Now did this exact scene happen? We don’t know. Who are these Bonapartists, these murderous soldiers? Significantly, we don’t know. But we do know men such as the monk, or the man in white, or the tensed little mason there with his fist raised. Or the poor deceased men. And some of us may know men or may have been men operating under shameful orders and doing the terrible work of the mighty, epic men of history. There in “The Third of May” is the human heart facing unforgettable horror and conflict. This painting to me says more about what it would really be like to live during the time of Napoleon than David’s work, or Napoleon’s own book The Corsican or any of the many military historical novels or epic historical novels that are still published each year about the Napoleonic wars.
So what is literary fiction’s responsibility to history?
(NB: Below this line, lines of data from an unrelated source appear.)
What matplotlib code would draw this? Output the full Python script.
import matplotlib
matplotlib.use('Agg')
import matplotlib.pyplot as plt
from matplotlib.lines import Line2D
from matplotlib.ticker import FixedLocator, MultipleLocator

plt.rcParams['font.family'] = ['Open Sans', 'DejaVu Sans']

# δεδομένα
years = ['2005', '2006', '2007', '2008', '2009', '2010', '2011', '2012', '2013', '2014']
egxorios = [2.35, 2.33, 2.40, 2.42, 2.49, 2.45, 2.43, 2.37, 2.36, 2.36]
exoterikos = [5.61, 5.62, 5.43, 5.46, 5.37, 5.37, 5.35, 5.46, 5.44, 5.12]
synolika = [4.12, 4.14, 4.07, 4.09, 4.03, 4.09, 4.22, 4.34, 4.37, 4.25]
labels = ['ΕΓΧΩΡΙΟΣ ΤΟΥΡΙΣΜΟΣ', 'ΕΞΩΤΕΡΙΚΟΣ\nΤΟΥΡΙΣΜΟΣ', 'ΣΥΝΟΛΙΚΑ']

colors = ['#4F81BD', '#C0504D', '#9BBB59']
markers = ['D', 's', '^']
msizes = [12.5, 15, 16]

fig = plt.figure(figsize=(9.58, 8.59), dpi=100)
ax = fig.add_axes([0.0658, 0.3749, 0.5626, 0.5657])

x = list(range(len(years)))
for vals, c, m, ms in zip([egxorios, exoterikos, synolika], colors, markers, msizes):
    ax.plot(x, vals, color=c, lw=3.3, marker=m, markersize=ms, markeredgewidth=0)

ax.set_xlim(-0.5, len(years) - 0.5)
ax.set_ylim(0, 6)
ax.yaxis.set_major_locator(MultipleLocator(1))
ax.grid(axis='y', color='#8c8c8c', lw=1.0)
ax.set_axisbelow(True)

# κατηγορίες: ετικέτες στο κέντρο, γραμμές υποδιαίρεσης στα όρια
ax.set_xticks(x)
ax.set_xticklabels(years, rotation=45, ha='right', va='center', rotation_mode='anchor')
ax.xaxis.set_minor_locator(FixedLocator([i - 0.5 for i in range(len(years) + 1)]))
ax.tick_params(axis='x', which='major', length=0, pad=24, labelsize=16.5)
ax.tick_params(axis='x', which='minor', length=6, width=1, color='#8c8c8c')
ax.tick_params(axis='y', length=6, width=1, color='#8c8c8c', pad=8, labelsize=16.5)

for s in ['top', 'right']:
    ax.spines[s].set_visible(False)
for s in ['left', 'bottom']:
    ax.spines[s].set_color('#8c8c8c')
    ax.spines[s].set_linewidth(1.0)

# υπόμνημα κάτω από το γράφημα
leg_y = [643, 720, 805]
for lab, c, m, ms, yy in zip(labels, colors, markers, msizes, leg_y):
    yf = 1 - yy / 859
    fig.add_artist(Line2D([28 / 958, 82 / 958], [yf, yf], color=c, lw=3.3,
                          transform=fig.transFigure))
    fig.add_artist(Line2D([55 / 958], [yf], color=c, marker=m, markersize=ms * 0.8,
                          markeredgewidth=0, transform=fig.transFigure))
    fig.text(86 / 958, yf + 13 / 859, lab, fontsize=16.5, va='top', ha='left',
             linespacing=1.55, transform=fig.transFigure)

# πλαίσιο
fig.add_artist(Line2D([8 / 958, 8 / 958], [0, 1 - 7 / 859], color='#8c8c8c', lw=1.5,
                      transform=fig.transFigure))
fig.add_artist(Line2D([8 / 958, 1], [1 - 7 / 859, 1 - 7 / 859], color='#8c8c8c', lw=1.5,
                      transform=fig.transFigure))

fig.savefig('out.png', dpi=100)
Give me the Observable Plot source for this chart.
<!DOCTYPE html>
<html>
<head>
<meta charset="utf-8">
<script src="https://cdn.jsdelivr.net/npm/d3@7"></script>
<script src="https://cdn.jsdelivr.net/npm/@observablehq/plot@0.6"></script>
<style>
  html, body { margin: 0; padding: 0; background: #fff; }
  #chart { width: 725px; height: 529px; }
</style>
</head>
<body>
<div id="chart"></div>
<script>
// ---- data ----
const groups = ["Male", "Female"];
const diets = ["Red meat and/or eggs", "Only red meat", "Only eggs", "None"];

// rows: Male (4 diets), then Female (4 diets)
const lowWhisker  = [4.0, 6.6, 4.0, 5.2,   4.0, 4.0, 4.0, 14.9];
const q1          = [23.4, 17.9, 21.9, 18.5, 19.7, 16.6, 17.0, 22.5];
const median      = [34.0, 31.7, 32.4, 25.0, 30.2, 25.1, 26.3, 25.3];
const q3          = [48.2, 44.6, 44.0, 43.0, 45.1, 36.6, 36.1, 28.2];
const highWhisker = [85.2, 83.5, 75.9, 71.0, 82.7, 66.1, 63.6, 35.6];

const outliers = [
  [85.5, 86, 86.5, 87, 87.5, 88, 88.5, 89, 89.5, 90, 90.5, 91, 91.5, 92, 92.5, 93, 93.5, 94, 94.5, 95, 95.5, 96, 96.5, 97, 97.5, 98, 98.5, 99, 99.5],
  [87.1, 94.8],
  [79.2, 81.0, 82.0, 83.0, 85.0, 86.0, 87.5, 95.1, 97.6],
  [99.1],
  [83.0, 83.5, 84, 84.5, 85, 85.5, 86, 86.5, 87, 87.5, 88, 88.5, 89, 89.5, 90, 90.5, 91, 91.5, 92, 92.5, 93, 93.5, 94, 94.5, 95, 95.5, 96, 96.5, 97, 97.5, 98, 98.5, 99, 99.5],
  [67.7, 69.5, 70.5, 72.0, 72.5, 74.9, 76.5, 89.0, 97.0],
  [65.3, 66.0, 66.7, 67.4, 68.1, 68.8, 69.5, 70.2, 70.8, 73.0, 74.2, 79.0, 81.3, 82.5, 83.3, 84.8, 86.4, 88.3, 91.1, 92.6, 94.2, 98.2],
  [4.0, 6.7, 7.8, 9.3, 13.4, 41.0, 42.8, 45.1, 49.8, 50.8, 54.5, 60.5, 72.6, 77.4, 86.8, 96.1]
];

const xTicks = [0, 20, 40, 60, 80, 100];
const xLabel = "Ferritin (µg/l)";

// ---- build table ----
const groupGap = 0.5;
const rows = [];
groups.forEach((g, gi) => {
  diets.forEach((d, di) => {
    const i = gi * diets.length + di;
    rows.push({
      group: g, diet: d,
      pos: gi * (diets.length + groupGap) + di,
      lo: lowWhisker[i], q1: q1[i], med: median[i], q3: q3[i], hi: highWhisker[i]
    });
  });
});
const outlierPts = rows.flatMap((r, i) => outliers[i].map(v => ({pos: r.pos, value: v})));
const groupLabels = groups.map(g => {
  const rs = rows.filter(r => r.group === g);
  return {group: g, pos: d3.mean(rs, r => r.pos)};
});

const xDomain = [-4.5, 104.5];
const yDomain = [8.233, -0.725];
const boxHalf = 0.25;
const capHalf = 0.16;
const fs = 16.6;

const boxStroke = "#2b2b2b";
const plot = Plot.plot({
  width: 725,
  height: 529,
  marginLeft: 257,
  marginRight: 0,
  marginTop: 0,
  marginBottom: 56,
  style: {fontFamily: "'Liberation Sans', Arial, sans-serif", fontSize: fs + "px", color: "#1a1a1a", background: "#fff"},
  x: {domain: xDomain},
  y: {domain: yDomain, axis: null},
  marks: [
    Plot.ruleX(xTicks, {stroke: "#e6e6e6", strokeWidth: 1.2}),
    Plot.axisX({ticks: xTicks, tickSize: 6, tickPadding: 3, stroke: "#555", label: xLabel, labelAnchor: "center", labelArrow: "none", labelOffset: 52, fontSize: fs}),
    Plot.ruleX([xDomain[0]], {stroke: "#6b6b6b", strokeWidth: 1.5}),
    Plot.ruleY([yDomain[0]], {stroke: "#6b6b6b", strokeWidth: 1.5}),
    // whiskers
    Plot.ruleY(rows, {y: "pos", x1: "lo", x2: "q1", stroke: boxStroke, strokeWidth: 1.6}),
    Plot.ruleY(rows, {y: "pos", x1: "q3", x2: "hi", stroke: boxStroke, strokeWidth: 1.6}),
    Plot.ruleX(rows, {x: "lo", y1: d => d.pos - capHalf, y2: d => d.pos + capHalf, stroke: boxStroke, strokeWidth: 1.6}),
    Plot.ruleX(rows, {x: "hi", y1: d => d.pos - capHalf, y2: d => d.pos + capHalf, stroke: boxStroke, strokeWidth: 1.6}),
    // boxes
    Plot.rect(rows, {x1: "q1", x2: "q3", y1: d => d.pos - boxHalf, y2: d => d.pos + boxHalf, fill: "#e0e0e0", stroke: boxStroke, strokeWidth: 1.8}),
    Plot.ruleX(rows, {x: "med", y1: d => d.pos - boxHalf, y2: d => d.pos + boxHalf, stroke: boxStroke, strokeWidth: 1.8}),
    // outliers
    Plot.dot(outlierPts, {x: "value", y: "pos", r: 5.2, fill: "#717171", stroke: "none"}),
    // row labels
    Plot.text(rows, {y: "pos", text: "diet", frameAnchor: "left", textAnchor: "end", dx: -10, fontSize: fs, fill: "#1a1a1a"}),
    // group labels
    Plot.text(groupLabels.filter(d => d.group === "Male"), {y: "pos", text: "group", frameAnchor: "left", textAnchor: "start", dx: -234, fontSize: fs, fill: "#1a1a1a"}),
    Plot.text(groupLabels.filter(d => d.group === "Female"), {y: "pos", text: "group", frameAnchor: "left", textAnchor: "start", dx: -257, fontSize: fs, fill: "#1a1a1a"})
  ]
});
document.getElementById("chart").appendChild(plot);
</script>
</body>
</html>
That depends entirely upon the individual work of fiction underway, and whether or not the author set out to create an attempted work of literature, a dream that depends only upon itself, or instead an act of epic historical fiction, an expansion upon and an affirmation of the great frameworks of collective memory within a society.
Despite many attempts, no art historian has been able to place and corroborate Goya’s witness or even near presence to events outside Madrid like what is depicted here, one execution among the many French reprisals after Madrid rose up in rebellion on May 2. And yet, without that witness, without any fanatically meticulous attention to historical “accuracy,” Francisco José de Goya y Lucientes transformed a known moment in his people’s history into a universal and eternally moving encounter with the human soul of others not like us but made corporeally, indelibly kin and accessible to us through great art.
I see no reason for my own fictions, which are attempted literary fictions, to strive to operate in any other way. The dream depends only upon itself.